Diário de Notícias - 20 Fev 03

Atenção aos vermelhos!
ALFREDO MENDES

São antecedidos de um amarelo torrado a fugir como o mafarrico da cruz no momento preciso do automobilista passar. «Não, senhor doutor juiz, eu não vi os vermelhos.»

É a miopia institucionalizada. Não ver vermelhos, maccarthismo luso. Em fila de espera faíscam os olhares na sala de audiências do Tribunal de Polícia, durante anos sito na Rua João das Regras, homem de leis do reinado de D. João I. Endomingados e cumprimenteiros conforme ordenam as composturas, arguidos e testemunhas aguardam ansiosamente pelo veredicto. Ele há de tudo. Agentes económicos, tão económicos que não pagam impostos, apologistas da sociedade civil (está na moda), de menos Estado e sempre à volta dos subsídios estatais, «não é um vermelho que me faz parar», cochicham. Meninas queques de jipe a 120 à hora a caminho da faculdade, «era o que faltava, ando stressada, pecebe?, estou a borrifar-me para os vermelhos», sussurram. Vendedores de fato azul, emproados, «já foi tempo de respeitar os vermelhos, tinha clientes de tanga à espera», a justificação. Executivos da capital, perfilados, «odeio vermelhos e encarnados», confessam. Biscateiros da Areosa, «os vermelhos são um atraso de bida, a polícia havia de reparar na falta de inducação, trabalho como uma besta e na estrada só me chamam boi».

Olhe, fala uma pataqueira do Bom Sucesso, atire-lhes assim, «muitos brados cabem no cu do lobo. Os vermelhos são a nossa desgraça».

Um após outro, respondendo à chamada do funcionário judicial, ficam de pé frente ao meritíssimo, a cabeça levemente inclinada em sinal de aceitação pela guilhotina legislativa. Juram dizer a verdade e só a dita, alegando a mesma razão.

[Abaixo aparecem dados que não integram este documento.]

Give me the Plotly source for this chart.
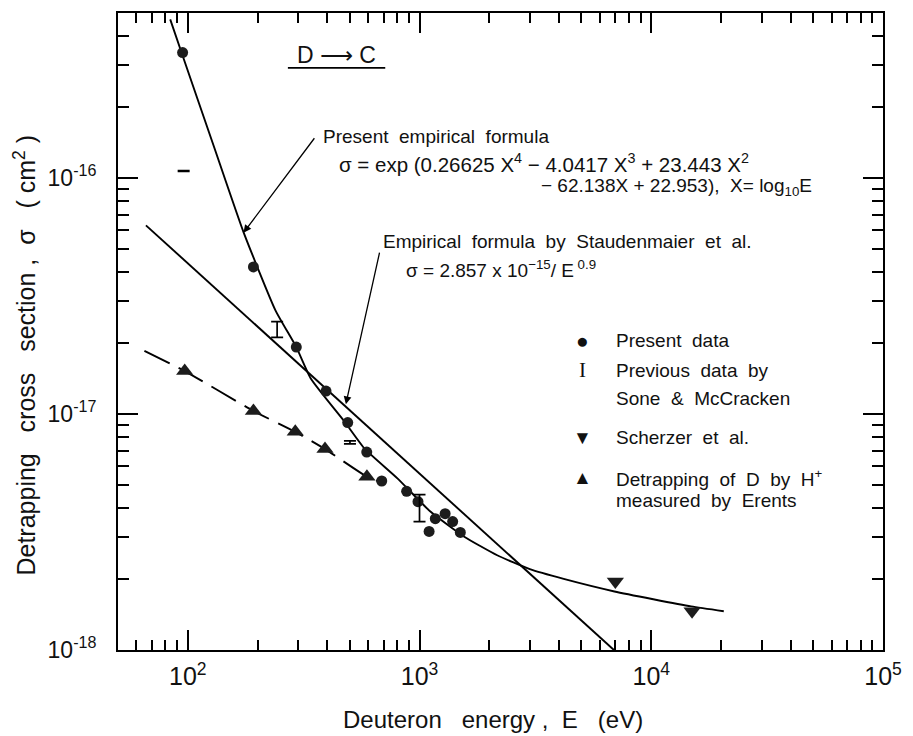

«Não, senhor doutor juiz, não vi os vermelhos. Quando ia a passar na Boavista estava o amarelo.» Mas... «o agente autuante insiste que desrespeitou os vermelhos, isso pode ser fatal», argumenta o magistrado. E de seguida a multa, a inibição de conduzir, as respectivas cauções, enfim, o Goulag do Código da Estrada.

Na casa dos 50, Manuel Feliciano acusado da mesma infracção. Não enxergara o vermelho, explicou em tom de clemência, olhar de carneiro mal-morto. Na qualidade de testemunha abonatória, o patrão com residência no Passeio das Virtudes. Bonacheirão, desfia encómios ao empregado, pessoa de bem, cavalheiro subordinado à trilogia do pare, escute e olhe, atitude ultrapassada.

Peremptório, o administrador de leis sentencia os prevaricadores, certamente enfastiado pela unicidade amarela.